> _Set problem_
Print the listing in its entirety and exactly, leaving out images.

> _Recorded information_
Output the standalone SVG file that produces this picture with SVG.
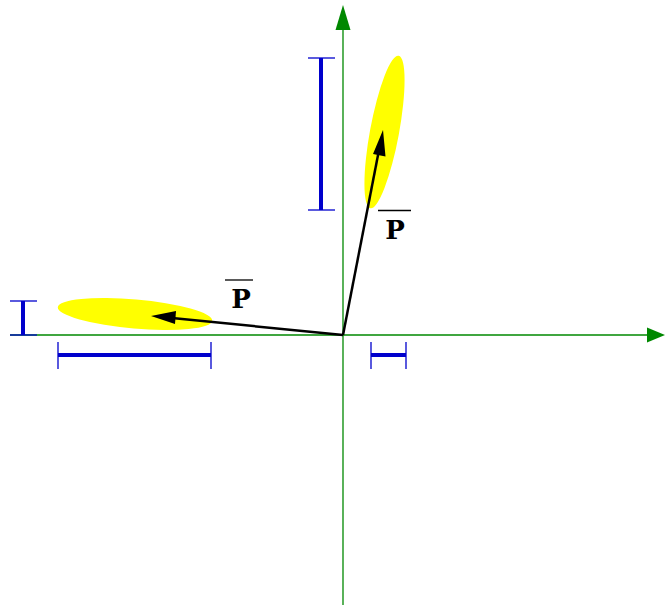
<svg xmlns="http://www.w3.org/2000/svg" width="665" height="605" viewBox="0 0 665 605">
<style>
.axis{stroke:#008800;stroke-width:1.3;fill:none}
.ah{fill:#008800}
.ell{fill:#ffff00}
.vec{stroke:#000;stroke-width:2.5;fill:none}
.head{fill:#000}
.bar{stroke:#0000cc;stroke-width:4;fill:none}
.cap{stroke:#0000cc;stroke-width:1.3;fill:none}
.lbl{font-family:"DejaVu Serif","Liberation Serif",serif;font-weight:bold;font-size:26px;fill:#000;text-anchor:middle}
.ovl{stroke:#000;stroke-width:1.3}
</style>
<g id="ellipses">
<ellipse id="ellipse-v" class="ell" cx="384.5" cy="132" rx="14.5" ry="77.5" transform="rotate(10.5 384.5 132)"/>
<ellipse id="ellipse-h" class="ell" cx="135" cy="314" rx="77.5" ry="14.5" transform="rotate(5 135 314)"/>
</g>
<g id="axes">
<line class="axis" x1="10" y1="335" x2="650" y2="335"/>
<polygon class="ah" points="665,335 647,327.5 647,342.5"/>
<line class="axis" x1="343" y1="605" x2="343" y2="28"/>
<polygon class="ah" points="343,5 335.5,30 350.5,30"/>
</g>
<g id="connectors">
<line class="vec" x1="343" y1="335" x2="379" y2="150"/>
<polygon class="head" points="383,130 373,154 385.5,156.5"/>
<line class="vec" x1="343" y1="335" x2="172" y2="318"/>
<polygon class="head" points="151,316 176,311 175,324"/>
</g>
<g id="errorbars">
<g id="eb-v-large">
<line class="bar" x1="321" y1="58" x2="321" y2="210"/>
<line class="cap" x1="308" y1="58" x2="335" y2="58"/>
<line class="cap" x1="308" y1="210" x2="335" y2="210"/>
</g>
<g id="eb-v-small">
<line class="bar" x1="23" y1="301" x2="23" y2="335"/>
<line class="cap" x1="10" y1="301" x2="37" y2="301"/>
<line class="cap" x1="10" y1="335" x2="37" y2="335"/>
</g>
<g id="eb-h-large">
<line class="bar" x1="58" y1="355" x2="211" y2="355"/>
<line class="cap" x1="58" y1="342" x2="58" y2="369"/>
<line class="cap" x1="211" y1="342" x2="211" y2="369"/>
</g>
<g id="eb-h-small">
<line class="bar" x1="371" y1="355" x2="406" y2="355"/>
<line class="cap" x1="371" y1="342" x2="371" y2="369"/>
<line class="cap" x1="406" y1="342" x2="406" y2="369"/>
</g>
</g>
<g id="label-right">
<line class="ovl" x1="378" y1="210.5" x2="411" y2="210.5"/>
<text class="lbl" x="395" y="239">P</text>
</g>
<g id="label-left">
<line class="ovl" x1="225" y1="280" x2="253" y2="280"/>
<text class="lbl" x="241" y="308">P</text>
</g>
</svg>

> _The result_
Output the standalone SVG file that produces this picture with SVG.
<svg xmlns="http://www.w3.org/2000/svg" width="665" height="605" viewBox="0 0 665 605">
<style>
.axis{stroke:#008800;stroke-width:1.3;fill:none}
.ah{fill:#008800}
.ell{fill:#ffff00}
.vec{stroke:#000;stroke-width:2.5;fill:none}
.head{fill:#000}
.bar{stroke:#0000cc;stroke-width:4;fill:none}
.cap{stroke:#0000cc;stroke-width:1.3;fill:none}
.lbl{font-family:"DejaVu Serif","Liberation Serif",serif;font-weight:bold;font-size:26px;fill:#000;text-anchor:middle}
.ovl{stroke:#000;stroke-width:1.3}
</style>
<g id="ellipses">
<ellipse id="ellipse-v" class="ell" cx="384.5" cy="132" rx="14.5" ry="77.5" transform="rotate(10.5 384.5 132)"/>
<ellipse id="ellipse-h" class="ell" cx="135" cy="314" rx="77.5" ry="14.5" transform="rotate(5 135 314)"/>
</g>
<g id="axes">
<line class="axis" x1="10" y1="335" x2="650" y2="335"/>
<polygon class="ah" points="665,335 647,327.5 647,342.5"/>
<line class="axis" x1="343" y1="605" x2="343" y2="28"/>
<polygon class="ah" points="343,5 335.5,30 350.5,30"/>
</g>
<g id="connectors">
<line class="vec" x1="343" y1="335" x2="379" y2="150"/>
<polygon class="head" points="383,130 373,154 385.5,156.5"/>
<line class="vec" x1="343" y1="335" x2="172" y2="318"/>
<polygon class="head" points="151,316 176,311 175,324"/>
</g>
<g id="errorbars">
<g id="eb-v-large">
<line class="bar" x1="321" y1="58" x2="321" y2="210"/>
<line class="cap" x1="308" y1="58" x2="335" y2="58"/>
<line class="cap" x1="308" y1="210" x2="335" y2="210"/>
</g>
<g id="eb-v-small">
<line class="bar" x1="23" y1="301" x2="23" y2="335"/>
<line class="cap" x1="10" y1="301" x2="37" y2="301"/>
<line class="cap" x1="10" y1="335" x2="37" y2="335"/>
</g>
<g id="eb-h-large">
<line class="bar" x1="58" y1="355" x2="211" y2="355"/>
<line class="cap" x1="58" y1="342" x2="58" y2="369"/>
<line class="cap" x1="211" y1="342" x2="211" y2="369"/>
</g>
<g id="eb-h-small">
<line class="bar" x1="371" y1="355" x2="406" y2="355"/>
<line class="cap" x1="371" y1="342" x2="371" y2="369"/>
<line class="cap" x1="406" y1="342" x2="406" y2="369"/>
</g>
</g>
<g id="label-right">
<line class="ovl" x1="378" y1="210.5" x2="411" y2="210.5"/>
<text class="lbl" x="395" y="239">P</text>
</g>
<g id="label-left">
<line class="ovl" x1="225" y1="280" x2="253" y2="280"/>
<text class="lbl" x="241" y="308">P</text>
</g>
</svg>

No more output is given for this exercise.